I can imagine a reality TV programme in the not-too-distant future, where hidden cameras are placed inside the house of a paedophile, and the audience watches as children are groomed. Viewers can phone in to say when the police should enter, and which child they should rescue first. It would be cutting edge, it would be controversial, it would most certainly raise the profile of the channel that did it.

Is this shocking? Well did you know that a reality TV programme already exists where contestants, who are all in need of a kidney replacement, compete for the kidneys of a terminally ill woman? (The Big Donor Show – Holland, 2007). Someone came up with this idea, and the other people in the meeting said ‘Yeah, ok’.

One can always use the argument that these things are going on anyway and that TV simply raises awareness of the issue – to justify anything. People need kidneys. Let’s film it, and we’ll sort out the family of the donor with a pile of money. What is there to lose? Everyone’s a winner. No. Everyone is a loser. Trust me.
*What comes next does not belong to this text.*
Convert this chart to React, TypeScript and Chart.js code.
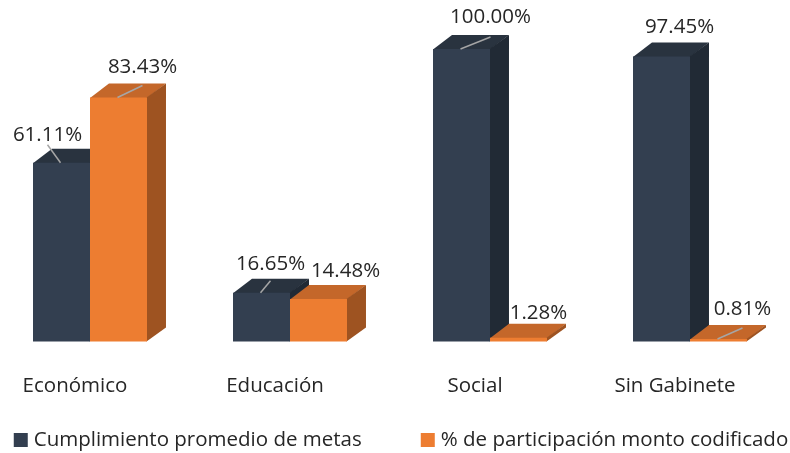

I don’t have any illusions about some previous golden age that we need to get back to. Homogenous culture is certainly not my trip. It is coercive, and it ends up tolerating such things as domestic violence, it calls having a child out of wedlock, or being homosexual, a sign of insanity, it does all manner of terrible things to individuals with different beliefs or behaviours from the herd. Sorry Mary Whitehouse, here we part company.

No, I’m talking about a potential future. If culture is to move on, maybe we can get it to move in a decent direction? I have a vision of a future where all people are educated, free-thinking individuals, who negotiate and co-operate with each other on that basis, for the benefit of all. A truly multicultural society, where we respect ourselves and respect each other. We can live this way whenever we want. As Ghandi said, “Be the change that you want to see in the world”. As John Lennon said, "You may say I'm a dreamer, but I'm not the only one." As one of my friends says, “These are the golden years”.